Sabía perfectamente cómo llegar al restaurante. Yo normalmente no usaría una palabra en otro idioma para convencer a una mujer, pero el lugar lo merecía.

Gorgeous -no me molesté en traducirla-, elegiste bien.

–Siempre vengo aquí cuando quiero algo de paz. La carretera me calma y la comida, ya la probarás, me levanta el ánimo. Y a despedirme. Como ahora -me pregunté cuántos había habido antes de mí.

Nos sentamos. Ella eligió la mesa. Exterior para poder fumar y yo le aparté la silla. No recuerdo si lo agradeció. Si iba a ser una despedida que fuera inolvidable.
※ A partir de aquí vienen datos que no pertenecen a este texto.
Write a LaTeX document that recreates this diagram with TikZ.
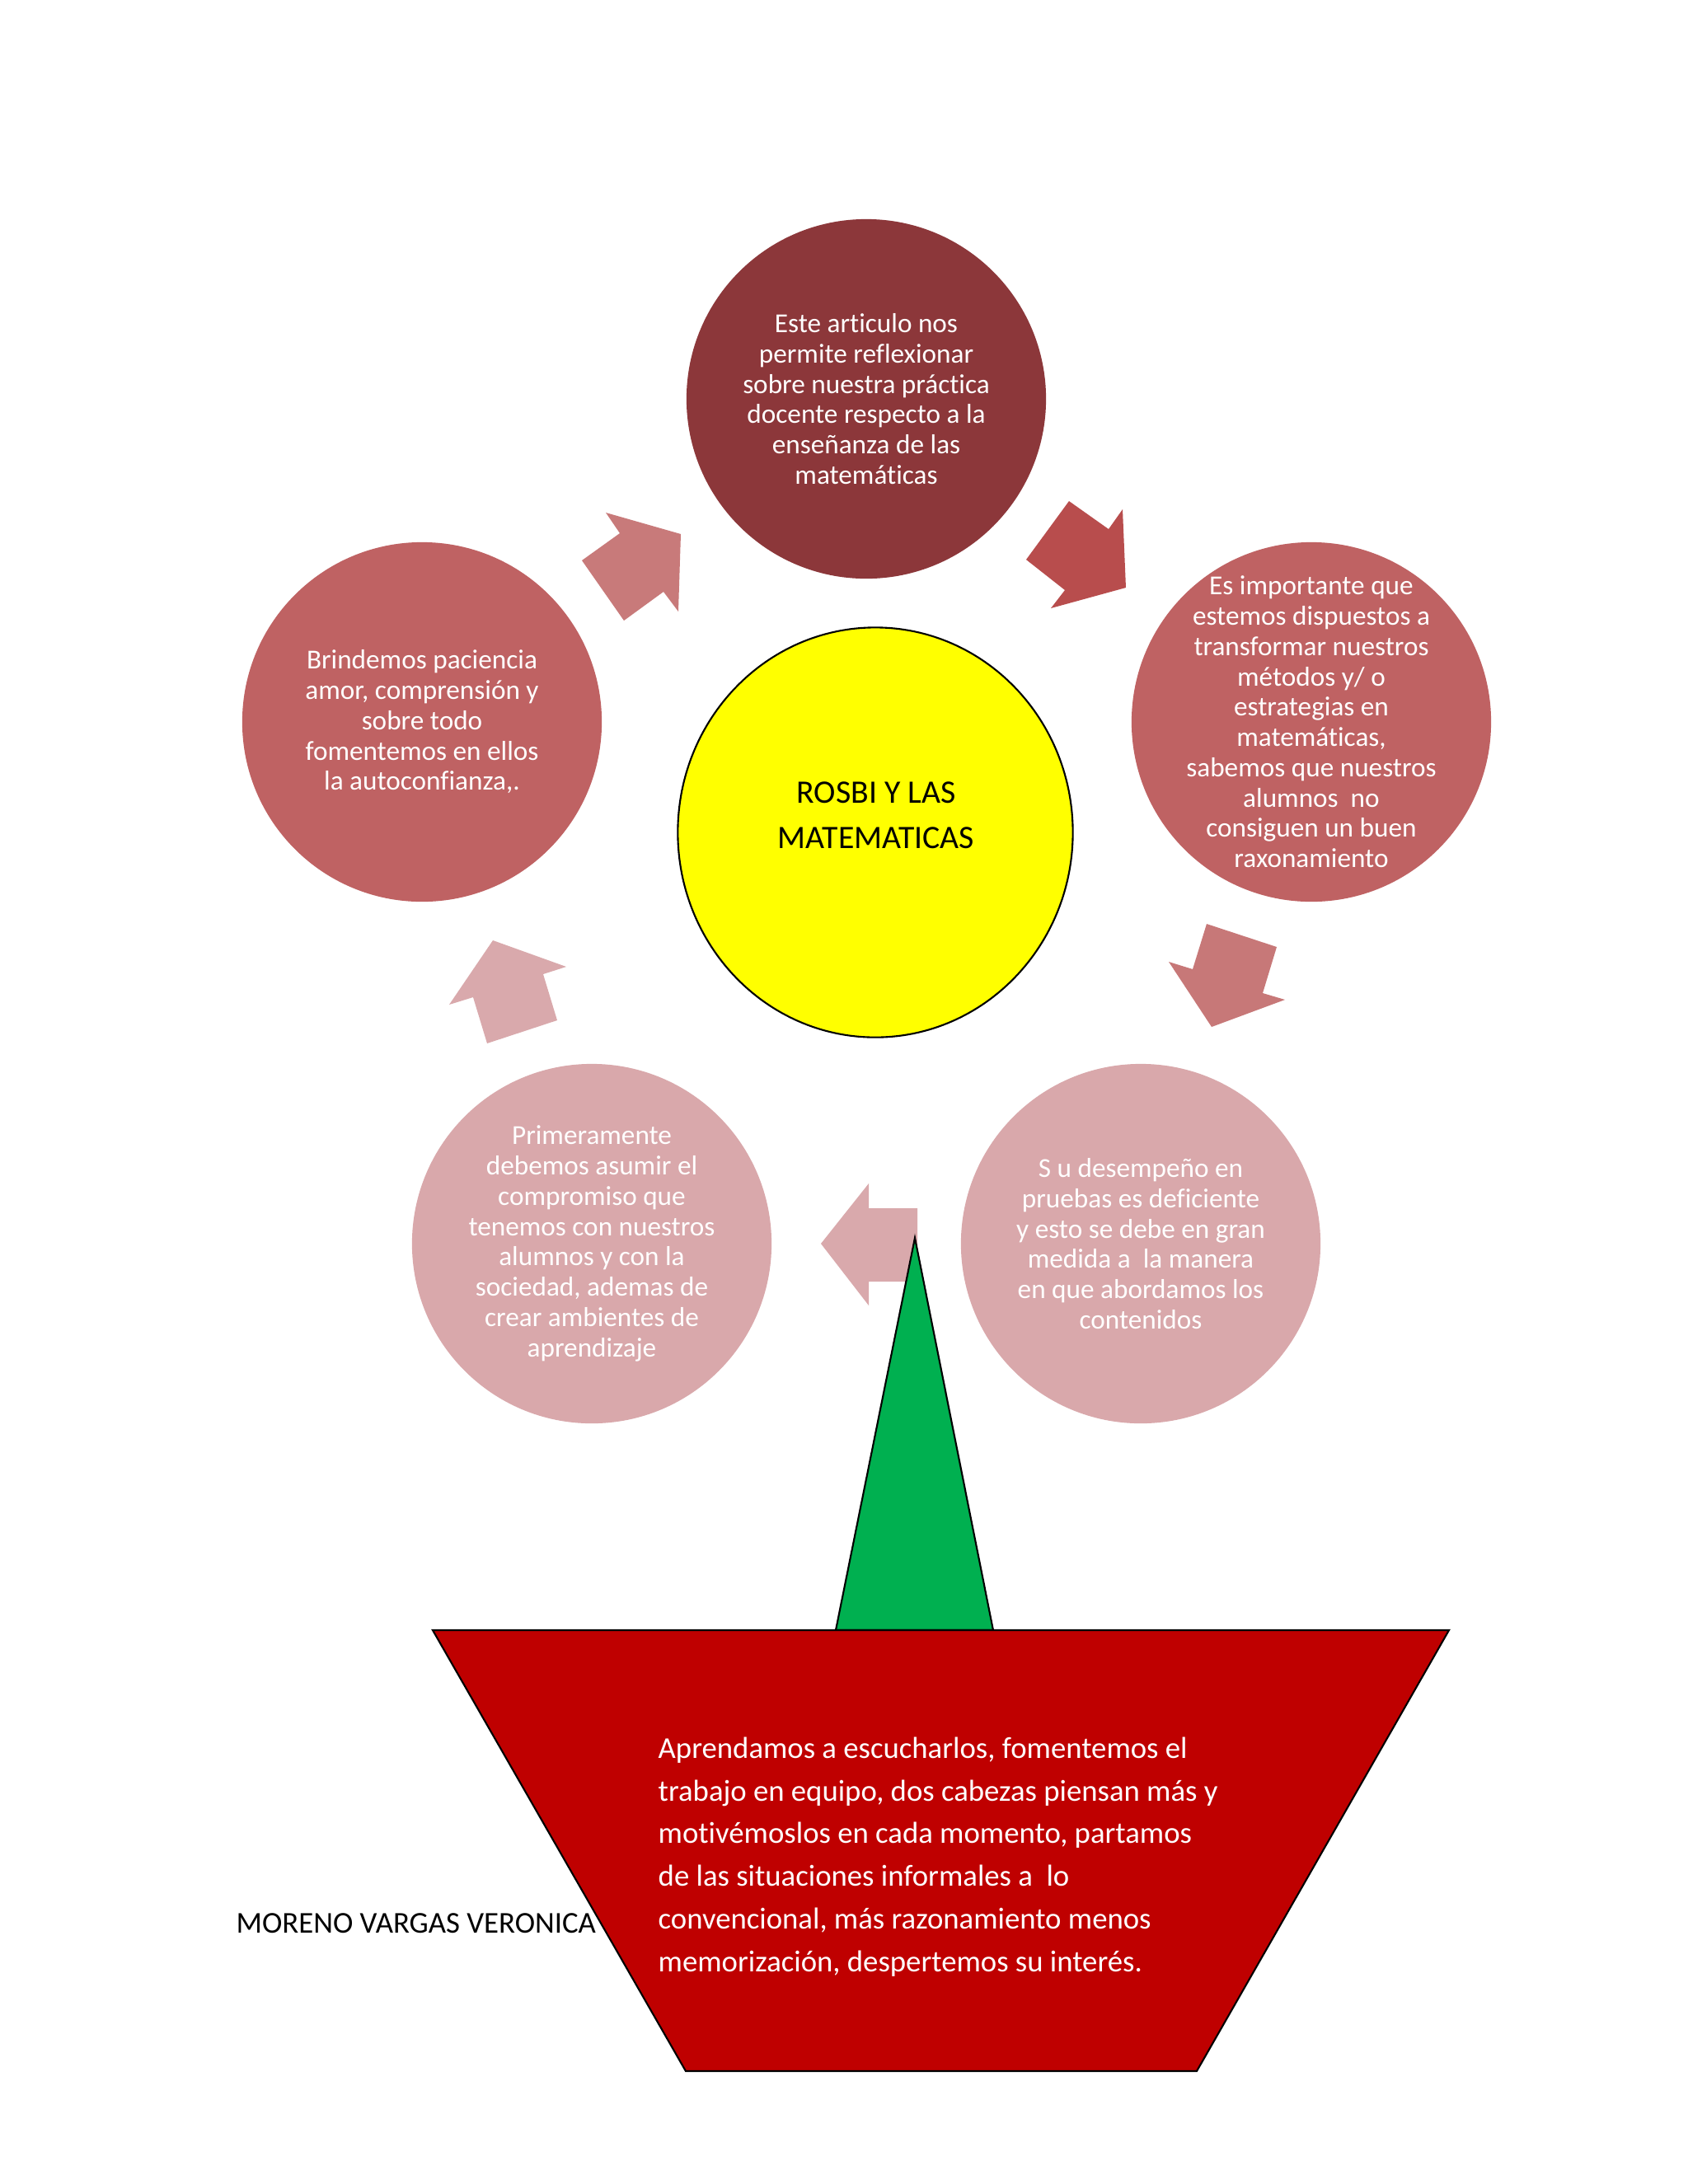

Encargamos las primeras bebidas y la botella de blanco cuando nos ofrecieron la carta. Ella pagaba. Ella decidiría lo que comeríamos. La mesa tenía, junto a la obligatoria canasta con diferentes variedades y formas de pan, un plato semihondo con dos aceites de densidad diferente. Ese tipo de detalles que hacen que la cuenta sea el doble de lo que debería ser sin ellos.

–Háblame de ti -estaba dispuesto a no soltar ni una sola palabra en toda la comida. Yo esperaba que me hablara de su infancia, de sus padres, de todas esas cosas que tanto le aburren a Holden. Esperé que se abriera aunque sin ninguna intimidad del tipo “tengo un tío conflictivo”. Por eso no estaba preparado para lo que vino a continuación.

–Uno de mis novios me regalaba maquetas de lo que iba a ser nuestra futura casa. Una cada semana. Otro lo compartí, en tiempos diferentes, con una amiga. Una amiga a la que besé en la boca una vez. Del último ya te he contado cosas -no podía protestar. Cuanto más larga fuera la lista de hombres en su vida más tardaría en decirme lo que tenía que decirme- Ahora estoy enamorado de otro, pero creo que no me hace mucho caso. Su ex está siempre intentando lo que sea para que vuelva. Es inteligente. Eso es lo que más me gusta en un hombre.

Comimos más de lo que debíamos. Bebimos más de lo que comimos. Pagó con tarjeta, dejó una generosa propina en cash y me sentí en la obligación de recordarle a qué habíamos ido hasta ahí.

–No nos hemos despedido.

–Otro día -nunca supe si en el tono de su voz había una declaración de amor o de aburrimiento. Quizá de ambas en un porcentaje que yo no alcanzaba a calcular-. Tenemos que irnos. Tengo que estar antes de las nueve en casa -volvió a cambiar de tema- ¿Conoces a Manuel Vilas? -negué con la cabeza. ¿Qué sería? ¿Cineasta, músico, escritor? No quise preguntar. Continuó-: “Me pasa siempre, y duele, y confunde. Debe ser algo relacionado con la desesperación de vivir. Si estoy en Barcelona, me gustaría estar en Madrid. Si estoy en Zaragoza, me gustaría estar en La Coruña. Si estoy en La Coruña, me gustaría estar en la cima del Aneto, comiendo setas venenosas bajo el cielo helado. Si voy al cine, en mitad de la película me entran unas ganas revolucionarias de estar en mi casa viendo la televisión. Si estoy sentado en el sofá viendo la televisión, me gustaría estar muerto y enterrado en el cementerio, contando los días que faltasen para la resurrección de la carne” -lo sabía de memoria.

Encontrar el coche fue más fácil de lo que esperaba. Nos montamos. Aceleró más allá del límite permitido en la ciudad. Sólo conectó su celular al reproductor de música del carro cuando ya habíamos salido.

–En Las Vegas vi este verano a Calvin Harris. Mejor dicho, estuve en su concierto. Estaba muy borracha y drogada -pensé en contestarle “dime algo que no sepa”. Me callé por prudencia. Yo de Calvin Harris sólo sabía quién era su novia. Jamás lo había escuchado en mi vida. Él, su música, fue lo que me arrulló.

Ella regresó esquivando camiones por la libre. Yo, dormido.